Tips on holding the yarn

For right handed knitting (which is what this info is all about), you start each row with a needle full of stitches in your left hand, while your right hand holds the empty needle, which then gradually fills up with new stitches as you complete each row.

You hold the yarn in your right hand, and loop it over the right hand needle to create each stitch.

When my Grandma taught me to knit, she insisted that I use the complicated method of holding and looping wool that I still do today. I hated those first lessons, and I can still remember that ball of fiery frustration in the pit of my stomach! But now I’m sooooo glad that she instilled that muscle memory into me!! Thank you Grandma!

You see, when you first start to knit, you feel like it doesn’t matter how you hold the yarn – there are so many things going on that it seems like the least of your worries. It’s so tempting to opt for the ‘drop and grab’ technique, where you drop your right hand needle and balance it on your lap / under your arm, then grab the yarn for a loop over with your fist, then drop the yarn and grab the needle again.

But you’ll soon become much quicker at completing each stitch, and before you know it, it’s the yarn looping that’s holding you back. Plus it can be difficult to create nicely even textured knitted fabric when you don’t keep a constant tension on the yarn between knitting and ball.

It’s also much easier to learn a single technique to start with, rather than having to re-learn a new yarn looping method just as you’re getting confident with the rest.

So here’s my suggested method for yarn looping that I think combines the good things about Grandma’s technique but isn’t quite so daunting to get started with.

How to hold the yarn

Start out with this a little way through a row.

Using your right hand, grab the yarn near your right needle (balancing the needle for now), using a fist, the back of your hand facing upwards.

Then bring your right thumb out of the fist and hold it straight out to the side. Hook that under your right needle. See, you’re holding needle AND yarn already! But how about the looping?

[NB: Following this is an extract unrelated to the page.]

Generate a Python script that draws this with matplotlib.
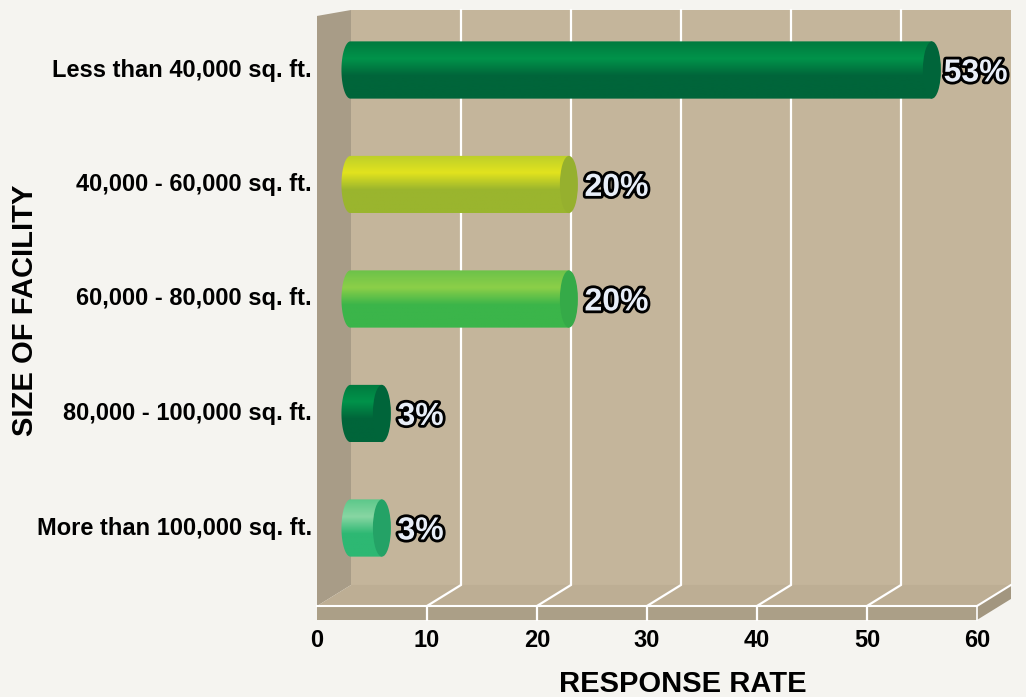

Bring your right index finger (first finger) out of the fist and point it straight out. Keeping it straight, move it gently between the right needle and the yarn that goes through the rest of your fist. Move your finger slightly up and very slightly to the right. Then bend that first finger slightly. You can see the yarn is now nicely guided over your index finger, which is controlling just where that yarn goes, while your fist is keeping the yarn coming through from the ball at a nice even tension.

When you’re ready to make a stitch, straighten and bend your index finger to make the loop over the right needle.

It’s a little fiddly at first, but you’ll soon be looping like lightning!